To this day, he is still the shortest quarterback (5'7") to ever play in the Pro Bowl, earning three berths in his seven seasons with the Redskins. Known more of as a fearless scrambler and ball-handler, his elusiveness and toughness even elicited a grumbling "you little rascal" from Eagles HOF linebacker Chuck Bednarik.

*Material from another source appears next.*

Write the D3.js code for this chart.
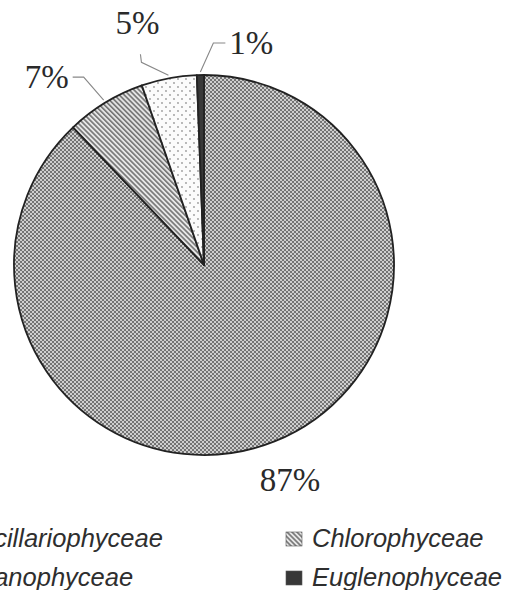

Eddie belongs to the Redskins' Ring of Fame, and was voted in as one of the 70 Greatest Redskins, and subsequently, the 80 Greatest Redskins.

Stats:

In his seven seasons, Eddie passed for 8,068 yards with a 48.8 completion percentage. He threw 59 touchdowns and 88 interceptions, while running for 480 yards and 8 touchdowns. Eddie also kicked six extra-points in seven attempts (85.7%), and averaged 41 yards over 168 punts.

Standout Moment:

I would say that Eddie's military accomplishments dwarfed his Pro Bowls and NFL career that took place afterwards. The Littlest General helped earn his nickname by taking charge of a platoon at Heartbreak Ridge when it lost its commanding officer. He was awarded the Bronze Star for this act. In nine months of duty in Korea, he was wounded twice by shrapnel from artillery and mortar shells.

We salute and thank you, Mr. LeBaron, along with all service personnel, both past and present, for providing and protecting the freedom which we live under.